PicoChip – A Suitable Case for Emulation?
One of the unsung heroes of the multicore revolution is UK-based PicoChip. Self-described as “a startup in 2001” the company has been supplying multiprocessor cores for a number of years and is currently shipping at the rate of about one hundred thousand processors per year. In its PC2xx series each processor has up to 296 cores, with hardware resources on-chip to assist with specific functions required for cryptography, Fast Fourier Transforms (FFTs), correlations, and the like. It is also possible to chain processors together to meet throughput requirements. Some variants also include an integrated ARM processor. It is, thus, very much an example of what we have hitherto called an HFC (high functionality computing) processor.
This is not a case of a technology seeking an application as is the case with many early-stage companies. As an example to many startups, PicoChip is highly-focused and has built its technology very much to target its primary market, which is long-range wireless networking. The 140-man company has become a world-leader in the production of processors targeting the picocell (short range) and femtocell (even shorter range) market. With sales wins spread fairly uniformly across the world from the USA to China (where it has established a substantial local design capability, as well as collaboration and representation) it has achieved a global presence in about eight years. It has also created alliances with an impressive list of partners from Samsung down.
The design that handles this is remarkably simple and well thought-out. The 16-bit fixed-point design is connected by a switched grid-structure. The network allows for interconnection of all processors within a very few clock cycles and is specifically designed to handle communication issues including bus contention. The architecture seems admirably suited to its market. While actually a DSP engine with broader potential, the company has identified and targeted its market, eschewing others.
Nor does it run at ultra-fast speeds. The Array Elements (AEs), the main cores, are clocked at a comparatively slow 160 MHz. The various classes of AE have memory tailored to their functional needs. This is not an engine which is meant for general purpose processing, in contrast to most embedded systems. As a result the power-consumption is relatively low: it is capable of 150 GOPS/W (giga-operations per second per Watt) at a power consumption of about 3 W. Compare this with, say, Tilera's Tile64 which delivers 30-20 GOPS/W at 0.7 GHz and 15-22 W. For comparison Intel's more general purpose 80-core Terascale floating point processor achieves 16 GFLOPS/W at 3 GHz and 62 W.

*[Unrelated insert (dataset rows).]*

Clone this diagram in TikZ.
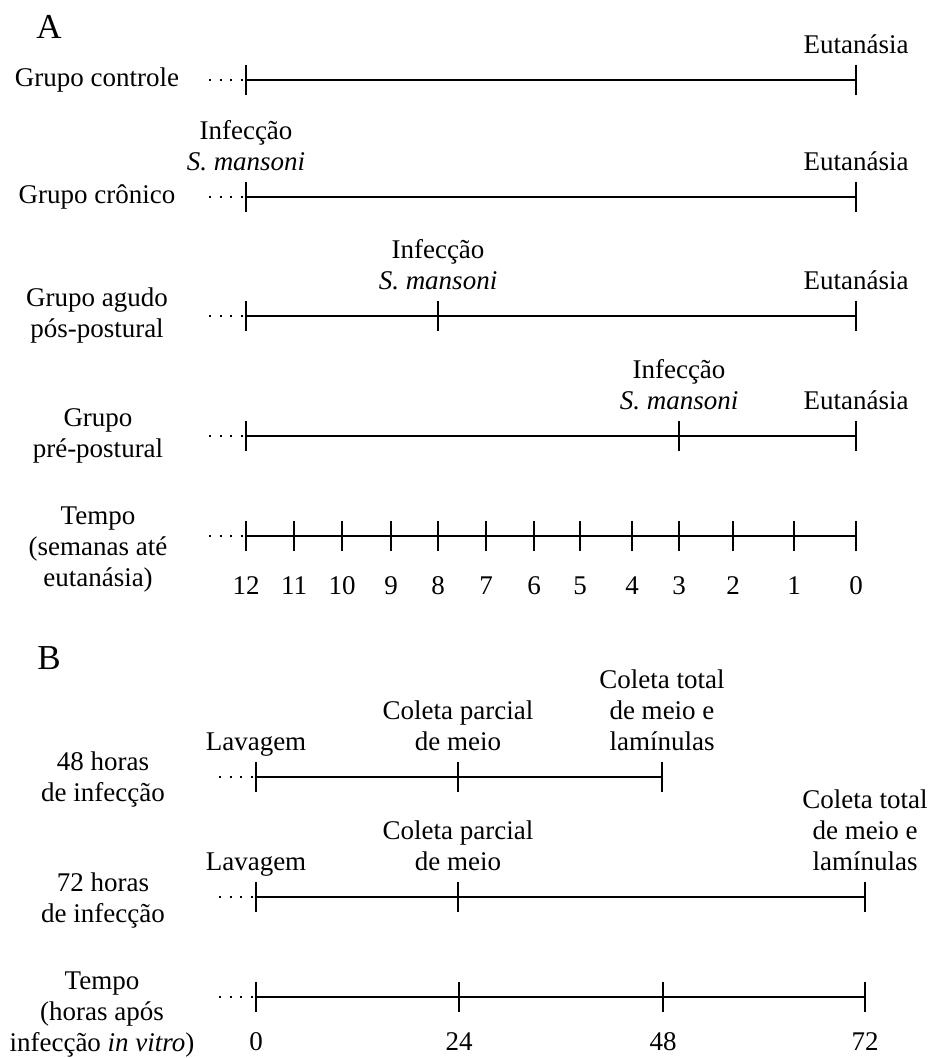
\documentclass[tikz,border=0pt]{standalone}
\usepackage{fontspec}
\setmainfont{Liberation Serif}
\usetikzlibrary{positioning}

\begin{document}
\begin{tikzpicture}[
    x=0.5pt, y=-0.5pt,
    font=\fontsize{13.5}{15.5}\selectfont,
    axis/.style={line width=1.4pt},
    tick/.style={line width=1pt},
    lead/.style={line width=1.2pt, dash pattern=on 1.2pt off 4.05pt},
    lbl/.style={align=center, inner sep=0pt, text depth=0pt},
    grp/.style={align=center, inner sep=0pt},
    num/.style={inner sep=0pt},
    panel/.style={inner sep=0pt, font=\fontsize{17.5}{20}\selectfont}
  ]
  \useasboundingbox (0,0) rectangle (928,1058);

  % A: grupos experimentais
  \node[panel] (pA) at (49,27) {A};

  \node[grp] (gctrl) at (97,80) {Grupo controle};
  \coordinate (ctrl0) at (246,80);
  \coordinate (ctrl1) at (856,80);
  \coordinate (ctrlD) at (209,80);
  \draw[axis] (ctrl0) -- (ctrl1);
  \draw[lead] (ctrlD) -- (ctrl0);
  \foreach \t in {ctrl0,ctrl1} \draw[tick] (\t) ++(0,-15) -- ++(0,30);
  \node[lbl, above=13pt of ctrl1] (ctrlE) {Eutanásia};

  \node[grp] (gcron) at (97,197) {Grupo crônico};
  \coordinate (cron0) at (246,197);
  \coordinate (cron1) at (856,197);
  \coordinate (cronD) at (209,197);
  \draw[axis] (cron0) -- (cron1);
  \draw[lead] (cronD) -- (cron0);
  \foreach \t in {cron0,cron1} \draw[tick] (\t) ++(0,-15) -- ++(0,30);
  \node[lbl, above=13pt of cron0] (cronI) {Infecção\\\textit{S. mansoni}};
  \node[lbl, above=13pt of cron1] (cronE) {Eutanásia};

  \node[grp] (gagudo) at (97,316) {Grupo agudo\\pós-postural};
  \coordinate (agu0) at (246,316);
  \coordinate (aguI) at (438,316);
  \coordinate (agu1) at (856,316);
  \coordinate (aguD) at (209,316);
  \draw[axis] (agu0) -- (agu1);
  \draw[lead] (aguD) -- (agu0);
  \foreach \t in {agu0,aguI,agu1} \draw[tick] (\t) ++(0,-15) -- ++(0,30);
  \node[lbl, above=13pt of aguI] (aguInf) {Infecção\\\textit{S. mansoni}};
  \node[lbl, above=13pt of agu1] (aguE) {Eutanásia};

  \node[grp] (gpre) at (98,436) {Grupo\\pré-postural};
  \coordinate (pre0) at (246,436);
  \coordinate (preI) at (679,436);
  \coordinate (pre1) at (856,436);
  \coordinate (preD) at (209,436);
  \draw[axis] (pre0) -- (pre1);
  \draw[lead] (preD) -- (pre0);
  \foreach \t in {pre0,preI,pre1} \draw[tick] (\t) ++(0,-15) -- ++(0,30);
  \node[lbl, above=13pt of preI] (preInf) {Infecção\\\textit{S. mansoni}};
  \node[lbl, above=13pt of pre1] (preE) {Eutanásia};

  % eixo em semanas
  \node[grp] (tsem) at (98,550) {Tempo\\(semanas até\\eutanásia)};
  \coordinate (sem0) at (246,536);
  \coordinate (sem1) at (856,536);
  \coordinate (semD) at (209,536);
  \draw[axis] (sem0) -- (sem1);
  \draw[lead] (semD) -- (sem0);
  \foreach \x/\w in {246/12,294/11,342/10,391/9,438/8,486/7,534/6,580/5,632/4,679/3,733/2,794/1,856/0} {
    \coordinate (s\w) at (\x,536);
    \draw[tick] (s\w) ++(0,-15) -- ++(0,30);
    \node[num, below=20pt of s\w, anchor=north] (n\w) {\w};
  }

  % B: infeccao in vitro
  \node[panel] (pB) at (49,658) {B};

  \node[grp] (g48) at (103,779) {48 horas\\de infecção};
  \coordinate (h48a) at (256,777);
  \coordinate (h48b) at (458,777);
  \coordinate (h48c) at (662,777);
  \coordinate (h48D) at (219,777);
  \draw[axis] (h48a) -- (h48c);
  \draw[lead] (h48D) -- (h48a);
  \foreach \t in {h48a,h48b,h48c} \draw[tick] (\t) ++(0,-15) -- ++(0,30);
  \node[lbl, above=13pt of h48a] (lav48) {Lavagem};
  \node[lbl, above=13pt of h48b] (par48) {Coleta parcial\\de meio};
  \node[lbl, above=13pt of h48c] (tot48) {Coleta total\\de meio e\\lamínulas};

  \node[grp] (g72) at (103,900) {72 horas\\de infecção};
  \coordinate (h72a) at (256,897);
  \coordinate (h72b) at (458,897);
  \coordinate (h72c) at (865,897);
  \coordinate (h72D) at (219,897);
  \draw[axis] (h72a) -- (h72c);
  \draw[lead] (h72D) -- (h72a);
  \foreach \t in {h72a,h72b,h72c} \draw[tick] (\t) ++(0,-15) -- ++(0,30);
  \node[lbl, above=13pt of h72a] (lav72) {Lavagem};
  \node[lbl, above=13pt of h72b] (par72) {Coleta parcial\\de meio};
  \node[lbl, above=13pt of h72c] (tot72) {Coleta total\\de meio e\\lamínulas};

  % eixo em horas
  \node[grp] (thor) at (102,1015) {Tempo\\(horas após\\infecção \textit{in vitro})};
  \coordinate (hor0) at (256,997);
  \coordinate (hor1) at (865,997);
  \coordinate (horD) at (219,997);
  \draw[axis] (hor0) -- (hor1);
  \draw[lead] (horD) -- (hor0);
  \foreach \x/\h in {256/0,459/24,663/48,865/72} {
    \coordinate (r\h) at (\x,997);
    \draw[tick] (r\h) ++(0,-15) -- ++(0,30);
    \node[num, below=17.5pt of r\h, anchor=north] (m\h) {\h};
  }
\end{tikzpicture}
\end{document}
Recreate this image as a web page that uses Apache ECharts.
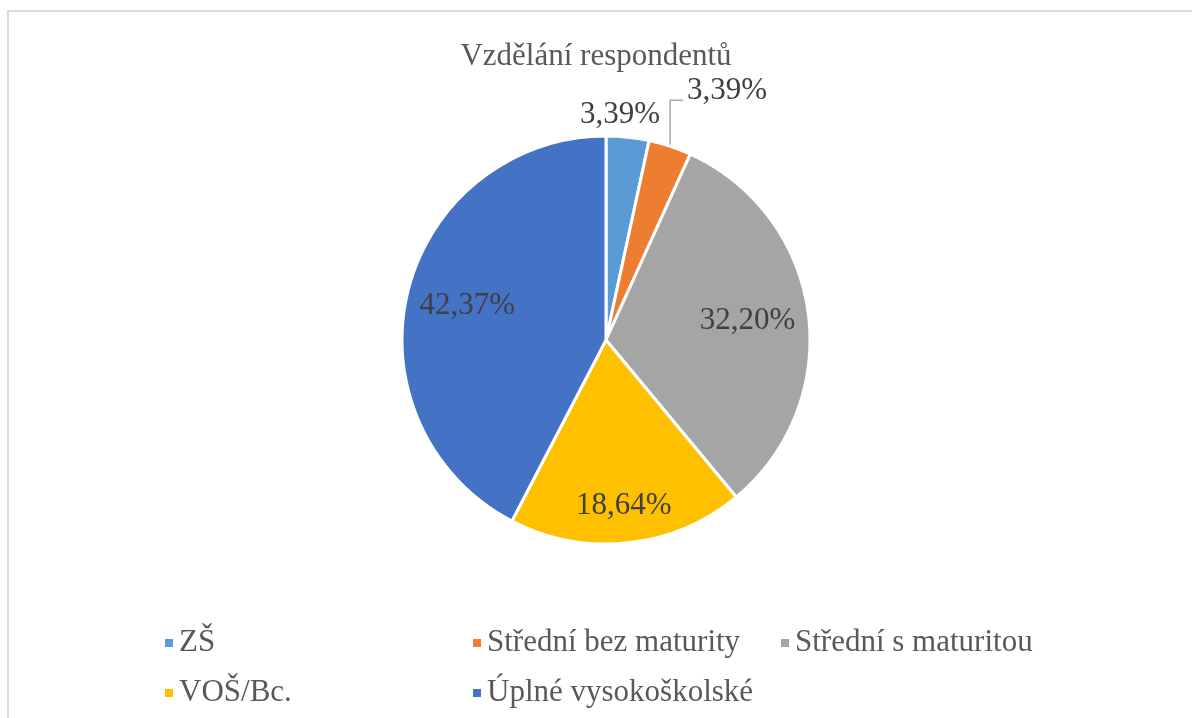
<!DOCTYPE html>
<html lang="cs">
<head>
    <meta charset="utf-8" />
    <title>Vzdělání respondentů</title>
    <script src="https://cdn.jsdelivr.net/npm/echarts@6/dist/echarts.min.js"></script>
    <style>
        html, body { margin: 0; padding: 0; background: #fff; }
        #frame { position: absolute; left: 7px; top: 10px; width: 1300px; height: 800px;
            border-left: 2px solid #dcdcdc; border-top: 2px solid #dcdcdc; }
        #main { position: absolute; left: 0; top: 0; width: 1192px; height: 718px; }
    </style>
</head>
<body>
<div id="frame"></div>
<div id="main"></div>

<script>
    // data
    var categories = ['ZŠ', 'Střední bez maturity', 'Střední s maturitou', 'VOŠ/Bc.', 'Úplné vysokoškolské'];
    var shares = [3.39, 3.39, 32.20, 18.64, 42.37];
    var colors = ['#5B9BD5', '#ED7D31', '#A5A5A5', '#FFC000', '#4472C4'];

    var font = '"Liberation Serif", "Times New Roman", serif';
    var cx = 606, cy = 340, R = 204;
    // how far from the centre each label sits, as part of the radius
    var labelRatio = [1.11, 1, 0.70, 0.82, 0.70];

    var total = shares.reduce(function (a, b) { return a + b; }, 0);
    function midAngle(i) {
        var before = 0;
        for (var k = 0; k < i; k++) before += shares[k];
        return (before + shares[i] / 2) / total * Math.PI * 2;
    }

    var myChart = echarts.init(document.getElementById('main'));

    var option = {
        color: colors,
        animation: false,
        title: {
            text: 'Vzdělání respondentů',
            left: 'center',
            top: 36,
            textStyle: { fontFamily: font, fontSize: 31, fontWeight: 'normal', color: '#595959' }
        },
        legend: {
            left: 158,
            top: 613,
            width: 930,
            itemGap: 0,
            itemWidth: 10,
            itemHeight: 10,
            icon: 'rect',
            data: categories,
            textStyle: { fontFamily: font, fontSize: 31, color: '#595959', width: 292, lineHeight: 50 }
        },
        series: [
            {
                type: 'pie',
                center: [cx, cy],
                radius: R,
                startAngle: 90,
                clockwise: true,
                avoidLabelOverlap: false,
                itemStyle: { borderColor: '#fff', borderWidth: 3 },
                label: {
                    position: 'outside',
                    fontFamily: font,
                    fontSize: 31,
                    color: '#404040',
                    formatter: function (p) {
                        return p.value.toFixed(2).replace('.', ',') + '%';
                    }
                },
                labelLine: { show: false, lineStyle: { color: '#a6a6a6', width: 1.5 } },
                labelLayout: function (p) {
                    var i = p.dataIndex;
                    var a = midAngle(i);
                    var sx = Math.sin(a), sy = -Math.cos(a);
                    if (i === 1) {
                        var ex = cx + R * sx, ey = cy + R * sy;
                        return {
                            x: ex + 17, y: ey - 55, align: 'left', verticalAlign: 'middle',
                            labelLinePoints: [[ex, ey], [ex, ey - 46], [ex + 13, ey - 46]]
                        };
                    }
                    var dx = i === 0 ? -10 : 0;
                    return {
                        x: cx + labelRatio[i] * R * sx + dx,
                        y: cy + labelRatio[i] * R * sy,
                        align: 'center', verticalAlign: 'middle'
                    };
                },
                data: categories.map(function (name, i) {
                    var d = { name: name, value: shares[i] };
                    if (i === 1) d.labelLine = { show: true };
                    return d;
                })
            }
        ]
    };

    myChart.setOption(option);
</script>
</body>
</html>
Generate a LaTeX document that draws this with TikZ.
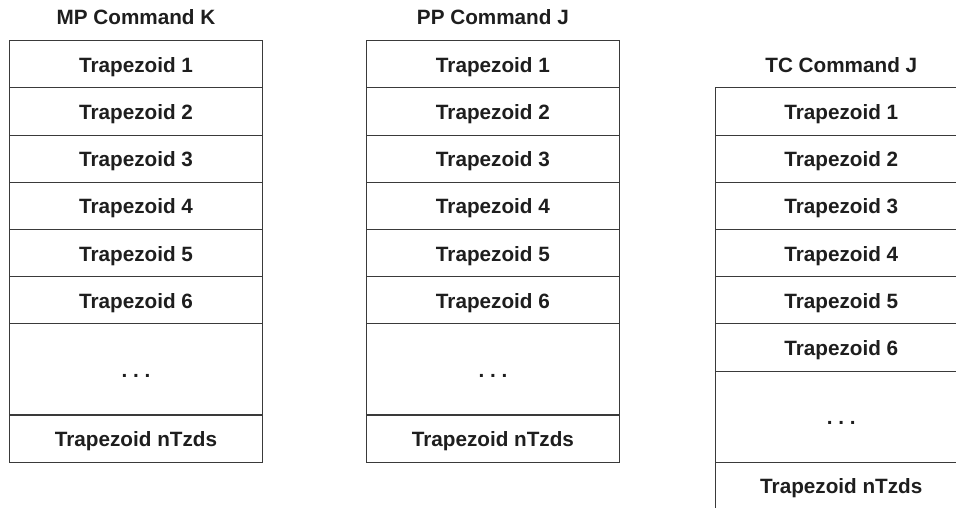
\documentclass[tikz,border=0pt]{standalone}
\usepackage{fontspec}
\setmainfont{Liberation Sans}
\usetikzlibrary{positioning}
\definecolor{linegray}{HTML}{3A3A3A}
\definecolor{textgray}{HTML}{1E1E1E}
\begin{document}
\begin{tikzpicture}[x=1pt,y=-1pt,
  cell/.style={draw=linegray, line width=1.1pt, rectangle,
    minimum width=252.5pt, minimum height=47.2pt, inner sep=0pt, outer sep=0pt,
    text height=18pt, text depth=2pt, text=textgray,
    font=\bfseries\fontsize{20.7}{24}\selectfont},
  dotcell/.style={cell, minimum height=91.1pt},
  coltitle/.style={anchor=base, text=textgray, inner sep=0pt,
    font=\bfseries\fontsize{20.7}{24}\selectfont}]
\clip (0,0) rectangle (956,508);
\fill[white] (0,0) rectangle (956,508);
\foreach \col/\x/\dy/\ttl in {mp/136/0/MP Command K, pp/492.9/0/PP Command J, tc/841.3/47.2/TC Command J}{
  \node[coltitle] (\col-title) at (\x, 25+\dy) {\ttl};
  \node[cell] (\col-1) at (\x, 64.3+\dy) {Trapezoid 1};
  \node[cell, below=0pt of \col-1] (\col-2) {Trapezoid 2};
  \node[cell, below=0pt of \col-2] (\col-3) {Trapezoid 3};
  \node[cell, below=0pt of \col-3] (\col-4) {Trapezoid 4};
  \node[cell, below=0pt of \col-4] (\col-5) {Trapezoid 5};
  \node[cell, below=0pt of \col-5] (\col-6) {Trapezoid 6};
  \node[dotcell, below=0pt of \col-6] (\col-dots) {.\ .\ .};
  \node[cell, below=0pt of \col-dots] (\col-n) {Trapezoid nTzds};
}
\end{tikzpicture}
\end{document}
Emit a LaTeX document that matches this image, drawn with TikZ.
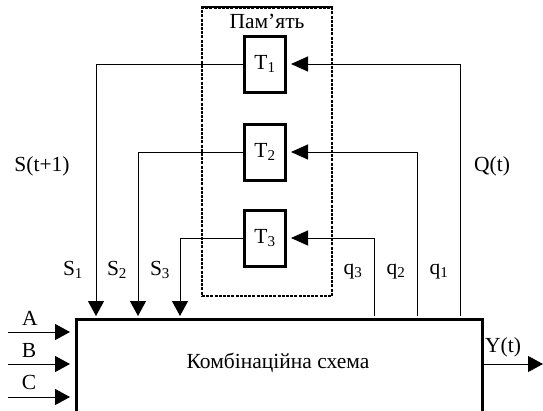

The reasons for this level of performance are many fold: the fact that the array is large while not actually clocked at high speeds; the relative simplicity of both the core designs and the operations that they are required to execute; and the fact that the technology is only 90 nm means that the system is not power hungry in the same way that many non-embedded processors are.
Applications for these systems are necessarily low-level and the system is programmed in C with specialized interfaces.
As a result of its architecture and relatively low small footprint, the processor is also able to include a degree of built-in redundancy. This is not fault-tolerance, but the ability to address yield issues by switching in an extra row of processors in the fabrication if errors are detected in test, thus giving an effective yield increase of about 7%. This is an issue that will occur in the implementation of MCPs as higher core count impacts on economic yield.
One of the other concerns that is frequently raised about MCP designs is robustness. Picochip believes that high count MCP designs can be both cheap and robust. As most of its systems are deployed in field, if not in positively hostile, environments, this view is shared by the market.
PicoChip isn't unique in this or many of the other issues that we have highlighted. What is really interesting about it, is its focus on using these technologies to address the needs of a particular market (in this case mobile communications) and the lessons that we can take from this to the wider arena as core counts grow. Of course, there is far more to the PicoChip's processors and their significant technical achievements than we can discuss in depth here.
With several hundred cores routinely placed on processor dies in the next few years for more than “just” mobile telecomms, a lot can be learnt by looking at the way that the PicoChip architecture and the processor are built. Simplicity of architecture is going to be essential to keep raising the core count as we reach the limits of Moore's Law implied by the basic physics of electronic devices. By raising core count we will increase the level of parallelism and with it throughput. At the same time core complexity will have to diminish in order to keep overall total device count down, although not perhaps as far as fixed point processors (there have been hardware/software designs that have proposed variants on fixed point as a way forward). PicoChip offers us a hint at a resolution of some of the issues that, while addressed regularly in the embedded processors, aren't being that readily embraced (with some notable exceptions) outside that world.
There may well be a lot about PicoChip that start-ups in the industry could do worse than build upon.